There is no doubt that Tchaikovsky’s last three symphonies are works with programmatic subtexts, although there is no specific “plot” to speak of. The Symphony No. 5 in E minor, Op. 64, is built on the principle employed by Hector Berlioz in his pioneering Symphonie fantastique. Berlioz lets a single musical idea (idée fixe) run through the entire composition in various transformations, symbolising the composer’s beloved, his future wife Harriet Smithson. At the same time that Tchaikovsky was writing his Fifth Symphony, César Franck employed this same principle in his only symphonic work, the Symphony in D minor, likewise without assigning any concrete meaning to the unifying theme. The clarinet presents the central idea of Tchaikovsky’s penultimate symphony, a gloomy “fate” motif, in the introduction to the first movement. The composer merely hinted at the symphony’s programmatic content. About the first movement, he wrote: “Introduction – complete submission to fate. Allegro – dissatisfaction, doubts, complaints, reproaches”. In the second movement, fate yields to brighter tones, but it is not defeated, and its ominous presence makes itself felt even in the third movement, a light-hearted waltz. The fourth movement again opens with the “fate” motif, this time more distinctively structured, evoking a ceremonial atmosphere. This leads to conciliation expressed by the music of a majestic march, and in its ponderous strides, the burden of fate becomes an inherent part of existence. The struggle is not over, however; it leads to a new surge of energy as the symphony concludes at a fast tempo.

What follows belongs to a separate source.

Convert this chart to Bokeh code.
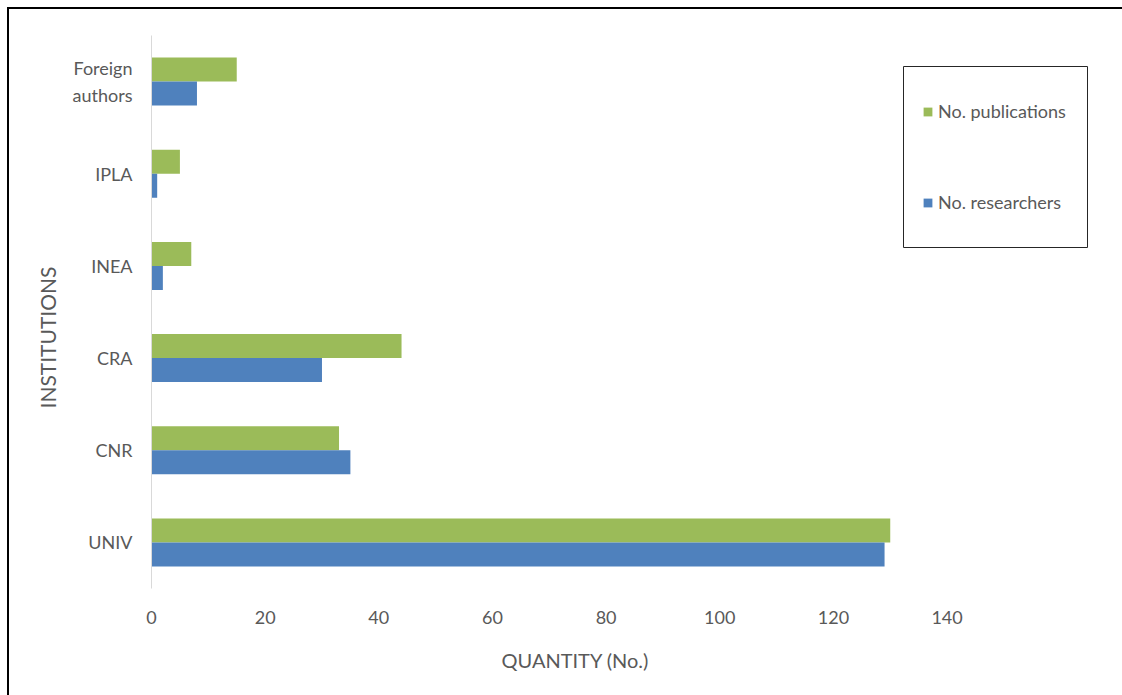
from bokeh.plotting import figure
from bokeh.models import (Range1d, FactorRange, FixedTicker, Legend, LegendItem,
                          Title, BoxAnnotation, ColumnDataSource, InlineStyleSheet)
from bokeh.transform import dodge
from bokeh.embed import file_html
from bokeh.resources import INLINE

# ---- data ----
institutions = ["UNIV", "CNR", "CRA", "INEA", "IPLA", "Foreign\nauthors"]
publications = [130, 33, 44, 7, 5, 15]
researchers = [129, 35, 30, 2, 1, 8]
x_ticks = [0, 20, 40, 60, 80, 100, 120, 140]
series_names = ["No. publications", "No. researchers"]
x_title = "QUANTITY (No.)"
y_title = "INSTITUTIONS"

GREEN = "#9BBB59"
BLUE = "#4F81BD"
TXT = "#595959"
FONT = "Lato"

src = ColumnDataSource(dict(inst=institutions, pub=publications, res=researchers))

p = figure(width=1122, height=695,
           y_range=FactorRange(factors=institutions, range_padding=0),
           x_range=Range1d(0, 167),
           output_backend="svg", toolbar_location=None,
           min_border_left=151, min_border_right=22,
           min_border_top=35, min_border_bottom=107)

g = p.hbar(y=dodge("inst", 0.13, range=p.y_range), left=0, right="pub",
           height=0.26, source=src, fill_color=GREEN, line_color=None)
b = p.hbar(y=dodge("inst", -0.13, range=p.y_range), left=0, right="res",
           height=0.26, source=src, fill_color=BLUE, line_color=None)

p.outline_line_color = None
p.xgrid.grid_line_color = None
p.ygrid.grid_line_color = None
p.background_fill_color = "white"
p.border_fill_color = "white"

xa = p.xaxis[0]
xa.ticker = FixedTicker(ticks=x_ticks)
xa.axis_line_color = None
xa.major_tick_line_color = None
xa.minor_tick_line_color = None
xa.major_tick_out = 0
xa.major_label_standoff = 22
xa.major_label_text_font = FONT
xa.major_label_text_font_size = "18px"
xa.major_label_text_color = TXT

ya = p.yaxis[0]
ya.axis_line_color = "#D9D9D9"
ya.axis_line_width = 1
ya.major_tick_line_color = None
ya.minor_tick_line_color = None
ya.major_tick_out = 0
ya.major_label_standoff = 19
ya.major_label_text_font = FONT
ya.major_label_text_font_size = "18px"
ya.major_label_text_color = TXT

# axis titles as side-panel titles (offset along the axis)
p.add_layout(Title(text=x_title, align="left", offset=350, standoff=38,
                   text_font=FONT, text_font_size="20px", text_color=TXT,
                   text_font_style="normal"), "below")
p.add_layout(Title(text=y_title, align="left", offset=180, standoff=19,
                   text_font=FONT, text_font_size="21px", text_color=TXT,
                   text_font_style="normal"), "left")

# legend (box drawn separately)
legend = Legend(items=[LegendItem(label=series_names[0], renderers=[g]),
                       LegendItem(label=series_names[1], renderers=[b])],
                location=(771, 375), padding=0, margin=0, spacing=69,
                glyph_width=11, glyph_height=11, label_standoff=5,
                label_text_font=FONT, label_text_font_size="18px",
                label_text_color=TXT, border_line_color=None,
                background_fill_alpha=0)
p.add_layout(legend, "center")

p.add_layout(BoxAnnotation(left=903, right=1087, top=66, bottom=247,
                           left_units="canvas", right_units="canvas",
                           top_units="canvas", bottom_units="canvas",
                           fill_alpha=0, line_color="#262626", line_alpha=1,
                           line_width=1))

# outer chart border (only top and left edges fall inside the picture)
p.stylesheets = [InlineStyleSheet(css="""
:host { position: relative; }
:host::after {
  content: ""; position: absolute; left: 7px; top: 7px; right: 0; bottom: 0;
  border-top: 2px solid #000; border-left: 2px solid #000;
  pointer-events: none; z-index: 100;
}
""")]

open("out.html", "w").write(file_html(p, INLINE))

Tchaikovsky conducted the premiere of his Symphony No. 5 on 17 November 1888 in Saint Petersburg. It was a familiar scene for the composer: the audience responded with thunderous applause, while the critics remained divided, some calling the work a routine composition calculated for effect, while others hailed it as one of the most accomplished works of its era.